(Records from a collection)
/---

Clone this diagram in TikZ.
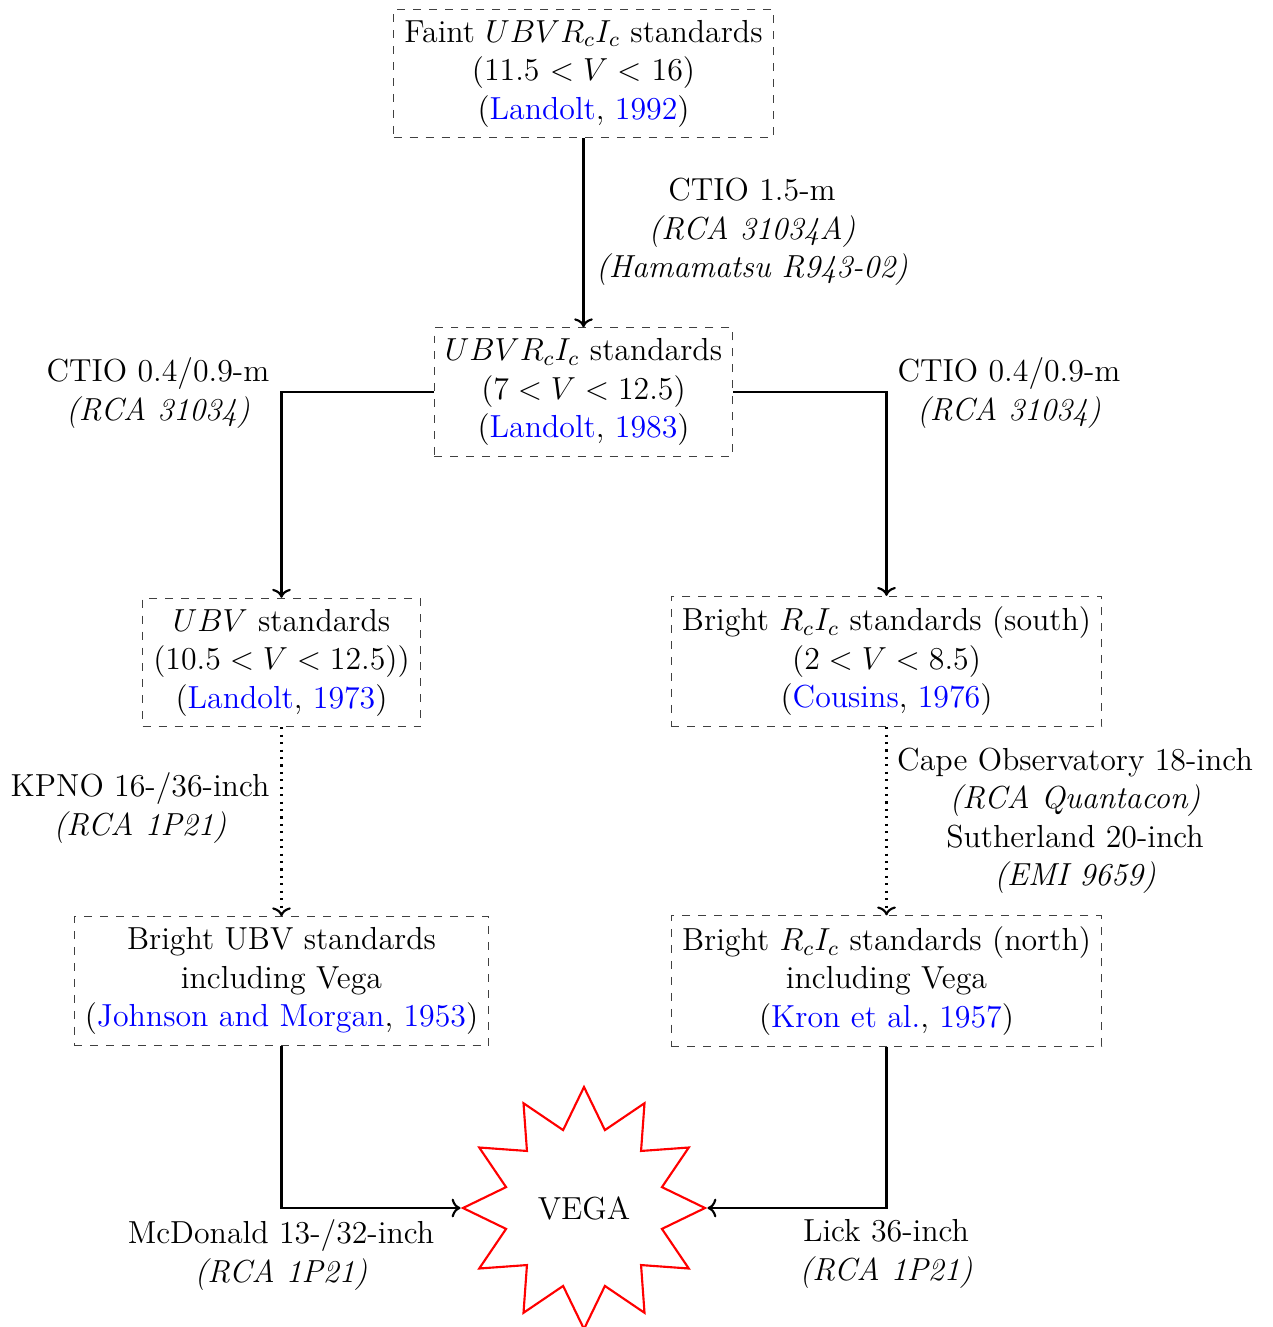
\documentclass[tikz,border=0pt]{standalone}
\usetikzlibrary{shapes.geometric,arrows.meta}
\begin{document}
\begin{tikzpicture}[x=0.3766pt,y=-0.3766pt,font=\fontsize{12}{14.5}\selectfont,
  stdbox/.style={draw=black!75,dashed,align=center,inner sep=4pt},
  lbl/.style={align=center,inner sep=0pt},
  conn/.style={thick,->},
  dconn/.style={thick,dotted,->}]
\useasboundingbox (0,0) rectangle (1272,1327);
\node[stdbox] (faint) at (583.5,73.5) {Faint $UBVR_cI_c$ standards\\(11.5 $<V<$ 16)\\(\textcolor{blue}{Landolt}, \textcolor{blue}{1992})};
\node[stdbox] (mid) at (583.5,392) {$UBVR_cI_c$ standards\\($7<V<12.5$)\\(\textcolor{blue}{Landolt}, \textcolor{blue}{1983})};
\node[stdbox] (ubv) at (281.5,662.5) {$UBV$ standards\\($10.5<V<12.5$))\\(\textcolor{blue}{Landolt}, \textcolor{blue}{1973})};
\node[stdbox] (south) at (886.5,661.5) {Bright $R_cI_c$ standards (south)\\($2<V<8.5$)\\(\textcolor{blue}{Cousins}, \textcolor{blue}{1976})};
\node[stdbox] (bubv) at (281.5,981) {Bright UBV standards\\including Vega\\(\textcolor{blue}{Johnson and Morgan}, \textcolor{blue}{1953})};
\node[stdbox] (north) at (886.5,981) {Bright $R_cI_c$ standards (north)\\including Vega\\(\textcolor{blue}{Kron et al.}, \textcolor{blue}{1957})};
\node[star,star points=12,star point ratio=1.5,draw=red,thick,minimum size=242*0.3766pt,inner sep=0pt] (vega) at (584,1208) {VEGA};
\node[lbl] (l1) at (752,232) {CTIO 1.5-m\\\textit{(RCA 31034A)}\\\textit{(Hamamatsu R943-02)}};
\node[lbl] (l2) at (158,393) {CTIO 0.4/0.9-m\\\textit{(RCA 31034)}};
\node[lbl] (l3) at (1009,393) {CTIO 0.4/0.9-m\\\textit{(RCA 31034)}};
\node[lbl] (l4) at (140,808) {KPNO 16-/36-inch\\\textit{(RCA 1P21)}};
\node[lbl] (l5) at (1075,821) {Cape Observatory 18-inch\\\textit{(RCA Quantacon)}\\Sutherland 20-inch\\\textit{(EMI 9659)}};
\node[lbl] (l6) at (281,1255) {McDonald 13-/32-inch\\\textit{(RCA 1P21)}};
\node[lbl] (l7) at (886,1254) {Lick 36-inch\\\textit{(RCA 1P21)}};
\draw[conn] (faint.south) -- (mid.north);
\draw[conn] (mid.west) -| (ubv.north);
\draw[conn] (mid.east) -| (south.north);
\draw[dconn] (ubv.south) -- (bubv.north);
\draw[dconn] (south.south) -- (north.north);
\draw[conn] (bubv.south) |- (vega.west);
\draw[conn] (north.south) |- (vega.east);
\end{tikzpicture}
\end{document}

\---
/---

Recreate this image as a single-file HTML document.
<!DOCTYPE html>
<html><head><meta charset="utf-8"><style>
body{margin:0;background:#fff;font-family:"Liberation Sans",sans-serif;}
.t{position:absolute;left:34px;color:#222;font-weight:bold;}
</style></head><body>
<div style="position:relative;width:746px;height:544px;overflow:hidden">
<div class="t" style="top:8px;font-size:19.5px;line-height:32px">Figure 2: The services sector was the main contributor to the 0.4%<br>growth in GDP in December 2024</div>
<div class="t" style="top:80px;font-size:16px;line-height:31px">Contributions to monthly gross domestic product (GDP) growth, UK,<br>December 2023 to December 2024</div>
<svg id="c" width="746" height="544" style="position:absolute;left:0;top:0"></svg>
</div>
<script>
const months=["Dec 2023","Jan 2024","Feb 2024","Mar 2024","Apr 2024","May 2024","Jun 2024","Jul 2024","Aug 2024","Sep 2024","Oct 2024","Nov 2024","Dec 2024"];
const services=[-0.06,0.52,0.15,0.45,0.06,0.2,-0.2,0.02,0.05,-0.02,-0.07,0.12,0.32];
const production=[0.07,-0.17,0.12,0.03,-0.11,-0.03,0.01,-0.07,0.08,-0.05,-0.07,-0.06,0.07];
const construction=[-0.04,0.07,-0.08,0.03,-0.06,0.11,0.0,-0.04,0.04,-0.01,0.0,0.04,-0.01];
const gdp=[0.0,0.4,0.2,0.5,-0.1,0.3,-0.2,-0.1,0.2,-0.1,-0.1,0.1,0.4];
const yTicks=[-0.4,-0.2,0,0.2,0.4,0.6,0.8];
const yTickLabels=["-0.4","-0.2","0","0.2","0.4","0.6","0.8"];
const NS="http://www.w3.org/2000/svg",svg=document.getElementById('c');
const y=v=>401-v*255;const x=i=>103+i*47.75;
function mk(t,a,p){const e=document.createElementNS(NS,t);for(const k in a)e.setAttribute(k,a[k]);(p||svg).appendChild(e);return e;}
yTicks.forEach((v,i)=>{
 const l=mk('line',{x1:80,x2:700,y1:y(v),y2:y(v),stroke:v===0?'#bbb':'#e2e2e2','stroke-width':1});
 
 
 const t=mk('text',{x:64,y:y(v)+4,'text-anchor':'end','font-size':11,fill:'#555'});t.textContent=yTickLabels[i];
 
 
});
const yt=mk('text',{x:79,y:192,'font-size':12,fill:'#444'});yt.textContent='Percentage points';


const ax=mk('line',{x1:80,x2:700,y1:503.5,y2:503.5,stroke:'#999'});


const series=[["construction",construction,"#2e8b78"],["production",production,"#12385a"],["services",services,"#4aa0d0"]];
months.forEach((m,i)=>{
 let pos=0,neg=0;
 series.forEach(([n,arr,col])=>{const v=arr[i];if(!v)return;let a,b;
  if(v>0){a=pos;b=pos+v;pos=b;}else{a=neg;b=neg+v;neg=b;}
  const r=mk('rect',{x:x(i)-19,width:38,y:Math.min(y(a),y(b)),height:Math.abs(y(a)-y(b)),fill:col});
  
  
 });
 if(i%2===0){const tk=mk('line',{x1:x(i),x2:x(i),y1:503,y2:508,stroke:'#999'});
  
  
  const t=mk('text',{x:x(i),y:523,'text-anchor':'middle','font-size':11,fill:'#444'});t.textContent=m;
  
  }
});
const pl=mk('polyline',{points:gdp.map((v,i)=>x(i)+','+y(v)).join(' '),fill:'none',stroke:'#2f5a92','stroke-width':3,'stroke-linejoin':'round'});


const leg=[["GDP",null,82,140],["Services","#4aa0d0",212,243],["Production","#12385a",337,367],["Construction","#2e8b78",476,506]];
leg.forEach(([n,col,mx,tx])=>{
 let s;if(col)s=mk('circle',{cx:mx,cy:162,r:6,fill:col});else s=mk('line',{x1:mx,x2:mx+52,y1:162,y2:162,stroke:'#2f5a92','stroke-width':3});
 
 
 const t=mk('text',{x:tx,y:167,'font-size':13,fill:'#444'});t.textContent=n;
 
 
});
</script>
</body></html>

\---

Your task: Go through the listing above and list every line that has the word "this".

Response:
Clone this diagram in TikZ.
Recreate this image as a single-file HTML document.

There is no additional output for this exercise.